For (1), there's only one way to answer 5 of 5, and 7 choose 3 = 35 ways to select 3 from 7. So there are 35 ways to accomplish (1).
For (2), there are 5 ways to select 4 of the first 5, and 7 choose 4 = 35 ways to select 4 of the remaining 7. So there are 5 * 35 = 175 ways to accomplish (2).
In total, then, I believe the answer would be 35+175=210 ways to do either (1) or (2).
- Steve J
Hello, Jason2JZ!
We must break this down into two cases . . .There are 12 questions on an examination.

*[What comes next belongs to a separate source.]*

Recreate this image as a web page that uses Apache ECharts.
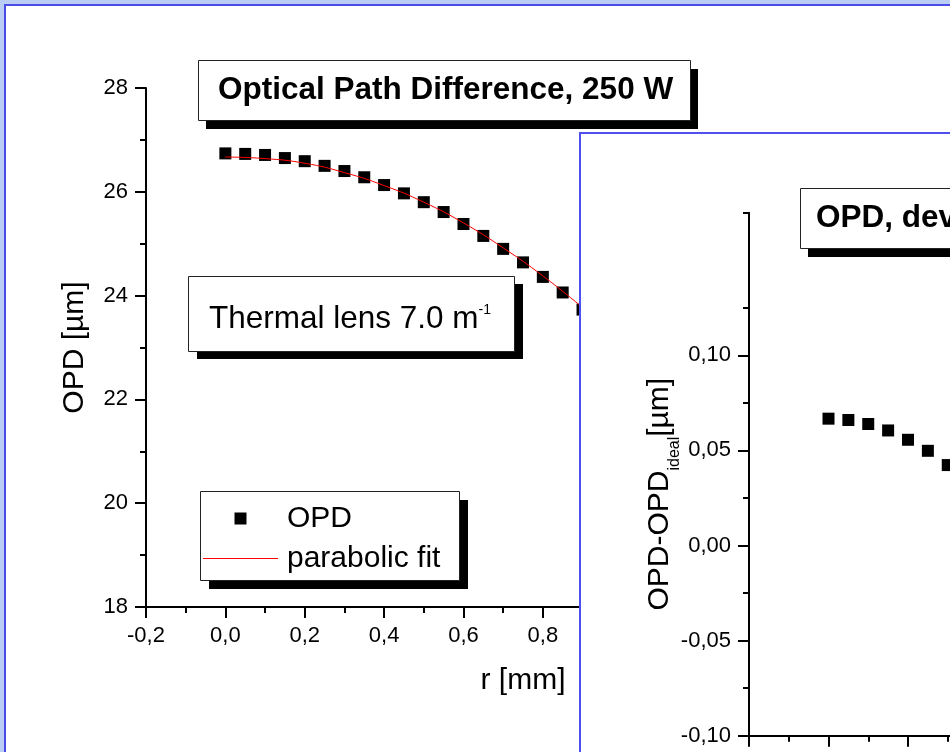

Each student must answer 8 questions including at least 4 of the first 5 questions.
How many different combinations of questions could a student choose to answer?
[1] The student answers exactly 4 of the first 5 questions.
. . .He has $\displaystyle {5\choose4} = 5$ choices.
Then he picks 4 more questions from the last 7 questions.
. . .He has $\displaystyle {7\choose4} = 35$ choices.
He has: $\displaystyle 5 \times 35 \:=\:175$ ways if he picks 4 of the first 5 questions.
[2] The student answers all 5 of the first 5 questions.
. . .He has 1 way to do this.
The he picks 3 more question from the last 7 questions.
. . .He has $\displaystyle {7\choose3} = 35$ choices.
He has: $\displaystyle 1 \times 35 \:=\:35$ ways if he picks all 5 of the first 5 questions.
Therefore, he has a total of: $\displaystyle 175 + 35 \:=\:\boxed{210}$ ways to choose his 8 questons.